Kommt ein Antrag aus Wien?

Delegierte aus Wien planten daher beim Bundeskongress auch einen Dringlichkeitsantrag einzureichen, dass die Grünen die Koalition beenden müssen, sollte ein angeklagtes Regierungsmitglied nicht zurücktreten. Dies wurde im Vorfeld des Bundeskongresses verhindert, hieß es gestern in informierten Kreisen, aber: „Wie wir uns verhalten, sollte Kurz tatsächlich angeklagt werden, wird bei uns überaus kontrovers diskutiert“, bestätigen mehrere Parlamentsabgeordnete. Aus strategischen Gründen wolle man sich aber keineswegs vorab festlegen.

Werner Kogler, der sich diesmal keiner Wahl stellen muss, hat intern viel Rückhalt. „Bei allen Detaildiskussionen ist viel Vertrauen zum grünen Regierungsteam da“, sagt der Abgeordnete Michel Reimon. Das betrifft auch Justizministerin Alma Zadić, die als Schutzherrin der unabhängigen Justiz positioniert wird, und Klimaschutzministerin Leonore Gewessler, die die Kimawende vorantreiben soll. Außerhalb der Grünen ist das aber noch nicht ganz so angekommen: In einer aktuellen Umfrage geben 27 Prozent der Befragten an, Gewessler, die von den Grünen als „Superministerin“ gehandelt wird, gar nicht zu kennen.
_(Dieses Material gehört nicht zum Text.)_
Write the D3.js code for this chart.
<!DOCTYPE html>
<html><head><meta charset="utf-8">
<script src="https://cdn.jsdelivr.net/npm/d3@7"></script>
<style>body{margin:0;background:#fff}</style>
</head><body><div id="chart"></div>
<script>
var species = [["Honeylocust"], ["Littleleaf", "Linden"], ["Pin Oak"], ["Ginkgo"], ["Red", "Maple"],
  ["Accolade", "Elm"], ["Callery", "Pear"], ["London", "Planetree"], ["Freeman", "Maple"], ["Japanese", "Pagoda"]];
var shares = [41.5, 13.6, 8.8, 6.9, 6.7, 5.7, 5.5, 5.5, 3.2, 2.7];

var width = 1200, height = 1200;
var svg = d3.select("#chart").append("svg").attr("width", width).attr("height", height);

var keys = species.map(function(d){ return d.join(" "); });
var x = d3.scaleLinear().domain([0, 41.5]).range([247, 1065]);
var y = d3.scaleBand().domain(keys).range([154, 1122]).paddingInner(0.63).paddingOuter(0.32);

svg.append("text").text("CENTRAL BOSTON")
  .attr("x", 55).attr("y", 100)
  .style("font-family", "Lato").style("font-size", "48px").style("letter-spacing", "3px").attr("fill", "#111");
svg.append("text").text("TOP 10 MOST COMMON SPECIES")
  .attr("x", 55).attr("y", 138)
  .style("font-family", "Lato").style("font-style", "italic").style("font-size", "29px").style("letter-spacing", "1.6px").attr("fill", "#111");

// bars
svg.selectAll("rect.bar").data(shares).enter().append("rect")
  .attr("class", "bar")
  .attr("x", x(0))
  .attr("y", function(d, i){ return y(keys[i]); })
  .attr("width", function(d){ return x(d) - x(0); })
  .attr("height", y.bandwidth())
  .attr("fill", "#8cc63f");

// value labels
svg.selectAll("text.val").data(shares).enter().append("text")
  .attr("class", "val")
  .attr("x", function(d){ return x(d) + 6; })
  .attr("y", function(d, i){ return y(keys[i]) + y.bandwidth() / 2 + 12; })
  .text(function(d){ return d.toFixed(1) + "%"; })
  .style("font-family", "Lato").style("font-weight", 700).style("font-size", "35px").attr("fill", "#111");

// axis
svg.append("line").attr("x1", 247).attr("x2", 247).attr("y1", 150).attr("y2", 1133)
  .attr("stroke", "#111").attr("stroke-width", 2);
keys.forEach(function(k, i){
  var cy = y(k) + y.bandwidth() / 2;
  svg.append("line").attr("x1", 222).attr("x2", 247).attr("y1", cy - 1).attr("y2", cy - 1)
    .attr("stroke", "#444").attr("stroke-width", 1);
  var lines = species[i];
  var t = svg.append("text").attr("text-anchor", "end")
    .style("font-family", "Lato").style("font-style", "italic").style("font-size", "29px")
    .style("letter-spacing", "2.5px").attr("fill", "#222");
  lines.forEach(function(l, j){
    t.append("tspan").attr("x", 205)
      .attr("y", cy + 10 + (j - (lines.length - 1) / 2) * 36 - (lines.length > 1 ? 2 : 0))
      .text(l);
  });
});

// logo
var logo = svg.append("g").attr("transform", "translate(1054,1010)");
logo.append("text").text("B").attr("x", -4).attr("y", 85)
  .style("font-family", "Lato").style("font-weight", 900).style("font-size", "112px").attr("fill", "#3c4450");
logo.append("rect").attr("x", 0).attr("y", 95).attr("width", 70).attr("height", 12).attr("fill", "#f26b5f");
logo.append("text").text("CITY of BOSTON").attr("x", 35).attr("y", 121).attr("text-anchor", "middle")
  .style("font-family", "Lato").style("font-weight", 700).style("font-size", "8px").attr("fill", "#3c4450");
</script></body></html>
Das wollen die Grünen nun ändern, und auch sonst verstärkt ins Kennenlernen investieren. Denn durch die Pandemie sind sich auch ÖVP- und Grün-Mandatare, die miteinander Gesetze verhandeln, seit dem Start hauptsächlich über Videokonferenzen begegnet. Wenn man sich wieder persönlich austauscht, wird das wechselseitige Verständnis wachsen, hofft man. Und dann besser zusammenarbeiten. Die Hoffnung, sie bleibt also grün.

Kogler nicht amtsmüde

Nach dem Debakel der Grünen bei der Nationalratswahl 2017 war Kogler zunächst nur als Kurzzeitkrisenmanager eingesprungen. 2018 zum Bundessprecher gewählt, wollte er höchstens zwei Jahre lang im Amt bleiben. "Ich habe mich damals nicht unbedingt im Vordergrund gesehen auf Dauer", meinte er, "aber die Ereignisse waren dann völlig andere." Seither sei viel passiert, Wählerzuspruch bei den Europawahlen, dann bei der vorgezogenen Nationalratswahl, schließlich der Regierungseintritt: "Insofern hat sich das längst überholt."

Anfangs habe er höchstens für ein halbes Jahr vorausgeplant. "Aber wenn ich jetzt wenigstens in Jahresschritten denken kann, dann ist es zutreffend, dass ich nächstes Jahr wieder für den Bundessprecher kandidiere", erklärte Kogler. Die volle Funktionsperiode bis 2025 zu bleiben, "das ist dann das Ziel" - genauso wie als Vizekanzler in der türkis-grünen Koalition weiterzuarbeiten.